§ Task to complete
Can you write out all the lines word for word, with no pictures?

# Start of Stored data

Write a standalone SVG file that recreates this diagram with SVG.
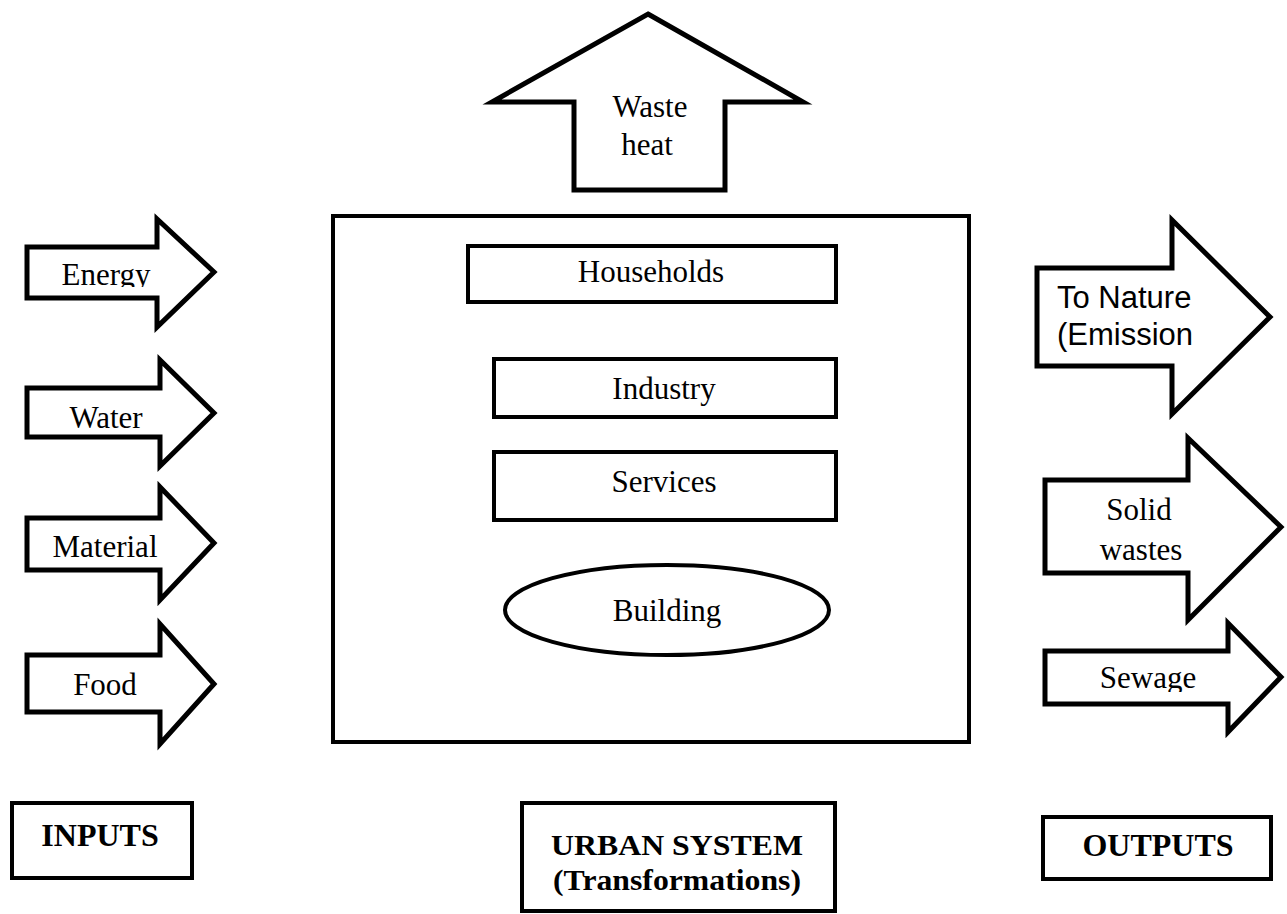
<svg xmlns="http://www.w3.org/2000/svg" width="1287" height="914" viewBox="0 0 1287 914">
<style>
.s{fill:#fff;stroke:#000;stroke-width:5;stroke-linejoin:miter}
.b{fill:#fff;stroke:#000;stroke-width:4}
.t{font-family:"Liberation Serif","Times New Roman",serif;font-size:31px;fill:#000;text-anchor:middle}
.a{font-family:"Liberation Sans",Arial,sans-serif;font-size:31px;fill:#000}
.bd{font-family:"Liberation Serif","Times New Roman",serif;font-size:32px;font-weight:bold;fill:#000;text-anchor:middle}
.bs{font-size:30px}
</style>
<defs>
<clipPath id="clipEnergy"><rect x="30" y="240" width="125" height="47"/></clipPath>
<clipPath id="clipSewage"><rect x="1048" y="645" width="178" height="47"/></clipPath>
</defs>
<g id="waste-heat">
<path class="s" d="M648,14 L803,102 H725 V190 H574 V102 H492 Z"/>
<text class="t" x="650" y="117">Waste</text>
<text class="t" x="647" y="155">heat</text>
</g>
<g id="energy">
<path class="s" d="M27,247 H157 V219 L214,272 L157,327 V298 H27 Z"/>
<text class="t" x="106" y="285" clip-path="url(#clipEnergy)">Energy</text>
</g>
<g id="water">
<path class="s" d="M27,388 H160 V360 L214,413 L160,466 V437 H27 Z"/>
<text class="t" x="106" y="428">Water</text>
</g>
<g id="material">
<path class="s" d="M27,518 H160 V487 L214,543 L160,600 V570 H27 Z"/>
<text class="t" x="105" y="557">Material</text>
</g>
<g id="food">
<path class="s" d="M27,655 H160 V624 L214,684 L160,744 V712 H27 Z"/>
<text class="t" x="105" y="695">Food</text>
</g>
<g id="urban-system">
<rect class="b" x="333" y="216" width="636" height="526"/>
</g>
<g id="households">
<rect class="b" x="468" y="246" width="368" height="56"/>
<text class="t" x="651" y="282">Households</text>
</g>
<g id="industry">
<rect class="b" x="494" y="359" width="342" height="58"/>
<text class="t" x="664" y="399">Industry</text>
</g>
<g id="services">
<rect class="b" x="494" y="452" width="342" height="68"/>
<text class="t" x="664" y="492">Services</text>
</g>
<g id="building">
<ellipse class="b" cx="667" cy="610" rx="162" ry="45"/>
<text class="t" x="667" y="621">Building</text>
</g>
<g id="to-nature">
<path class="s" d="M1037,268 H1172 V220 L1270,317 L1172,414 V366 H1037 Z"/>
<text class="a" x="1057" y="308">To Nature</text>
<text class="a" x="1057" y="345">(Emission</text>
</g>
<g id="solid-wastes">
<path class="s" d="M1045,480 H1188 V438 L1281,527 L1188,620 V573 H1045 Z"/>
<text class="t" x="1139" y="520">Solid</text>
<text class="t" x="1141" y="560">wastes</text>
</g>
<g id="sewage">
<path class="s" d="M1045,651 H1228 V623 L1281,677 L1228,732 V704 H1045 Z"/>
<text class="t" x="1148" y="688" clip-path="url(#clipSewage)">Sewage</text>
</g>
<g id="inputs">
<rect class="b" x="12" y="803" width="180" height="75"/>
<text class="bd" x="100" y="846">INPUTS</text>
</g>
<g id="urban-label">
<rect class="b" x="522" y="803" width="313" height="108"/>
<text class="bd bs" x="677" y="855" textLength="252" lengthAdjust="spacingAndGlyphs">URBAN SYSTEM</text>
<text class="bd bs" x="677" y="890" textLength="248" lengthAdjust="spacingAndGlyphs">(Transformations)</text>
</g>
<g id="outputs">
<rect class="b" x="1043" y="817" width="228" height="62"/>
<text class="bd" x="1158" y="856">OUTPUTS</text>
</g>
<g id="connectors"></g>
</svg>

# End of Stored data

§ Exercise result
Write a standalone SVG file that recreates this diagram with SVG.
<svg xmlns="http://www.w3.org/2000/svg" width="1287" height="914" viewBox="0 0 1287 914">
<style>
.s{fill:#fff;stroke:#000;stroke-width:5;stroke-linejoin:miter}
.b{fill:#fff;stroke:#000;stroke-width:4}
.t{font-family:"Liberation Serif","Times New Roman",serif;font-size:31px;fill:#000;text-anchor:middle}
.a{font-family:"Liberation Sans",Arial,sans-serif;font-size:31px;fill:#000}
.bd{font-family:"Liberation Serif","Times New Roman",serif;font-size:32px;font-weight:bold;fill:#000;text-anchor:middle}
.bs{font-size:30px}
</style>
<defs>
<clipPath id="clipEnergy"><rect x="30" y="240" width="125" height="47"/></clipPath>
<clipPath id="clipSewage"><rect x="1048" y="645" width="178" height="47"/></clipPath>
</defs>
<g id="waste-heat">
<path class="s" d="M648,14 L803,102 H725 V190 H574 V102 H492 Z"/>
<text class="t" x="650" y="117">Waste</text>
<text class="t" x="647" y="155">heat</text>
</g>
<g id="energy">
<path class="s" d="M27,247 H157 V219 L214,272 L157,327 V298 H27 Z"/>
<text class="t" x="106" y="285" clip-path="url(#clipEnergy)">Energy</text>
</g>
<g id="water">
<path class="s" d="M27,388 H160 V360 L214,413 L160,466 V437 H27 Z"/>
<text class="t" x="106" y="428">Water</text>
</g>
<g id="material">
<path class="s" d="M27,518 H160 V487 L214,543 L160,600 V570 H27 Z"/>
<text class="t" x="105" y="557">Material</text>
</g>
<g id="food">
<path class="s" d="M27,655 H160 V624 L214,684 L160,744 V712 H27 Z"/>
<text class="t" x="105" y="695">Food</text>
</g>
<g id="urban-system">
<rect class="b" x="333" y="216" width="636" height="526"/>
</g>
<g id="households">
<rect class="b" x="468" y="246" width="368" height="56"/>
<text class="t" x="651" y="282">Households</text>
</g>
<g id="industry">
<rect class="b" x="494" y="359" width="342" height="58"/>
<text class="t" x="664" y="399">Industry</text>
</g>
<g id="services">
<rect class="b" x="494" y="452" width="342" height="68"/>
<text class="t" x="664" y="492">Services</text>
</g>
<g id="building">
<ellipse class="b" cx="667" cy="610" rx="162" ry="45"/>
<text class="t" x="667" y="621">Building</text>
</g>
<g id="to-nature">
<path class="s" d="M1037,268 H1172 V220 L1270,317 L1172,414 V366 H1037 Z"/>
<text class="a" x="1057" y="308">To Nature</text>
<text class="a" x="1057" y="345">(Emission</text>
</g>
<g id="solid-wastes">
<path class="s" d="M1045,480 H1188 V438 L1281,527 L1188,620 V573 H1045 Z"/>
<text class="t" x="1139" y="520">Solid</text>
<text class="t" x="1141" y="560">wastes</text>
</g>
<g id="sewage">
<path class="s" d="M1045,651 H1228 V623 L1281,677 L1228,732 V704 H1045 Z"/>
<text class="t" x="1148" y="688" clip-path="url(#clipSewage)">Sewage</text>
</g>
<g id="inputs">
<rect class="b" x="12" y="803" width="180" height="75"/>
<text class="bd" x="100" y="846">INPUTS</text>
</g>
<g id="urban-label">
<rect class="b" x="522" y="803" width="313" height="108"/>
<text class="bd bs" x="677" y="855" textLength="252" lengthAdjust="spacingAndGlyphs">URBAN SYSTEM</text>
<text class="bd bs" x="677" y="890" textLength="248" lengthAdjust="spacingAndGlyphs">(Transformations)</text>
</g>
<g id="outputs">
<rect class="b" x="1043" y="817" width="228" height="62"/>
<text class="bd" x="1158" y="856">OUTPUTS</text>
</g>
<g id="connectors"></g>
</svg>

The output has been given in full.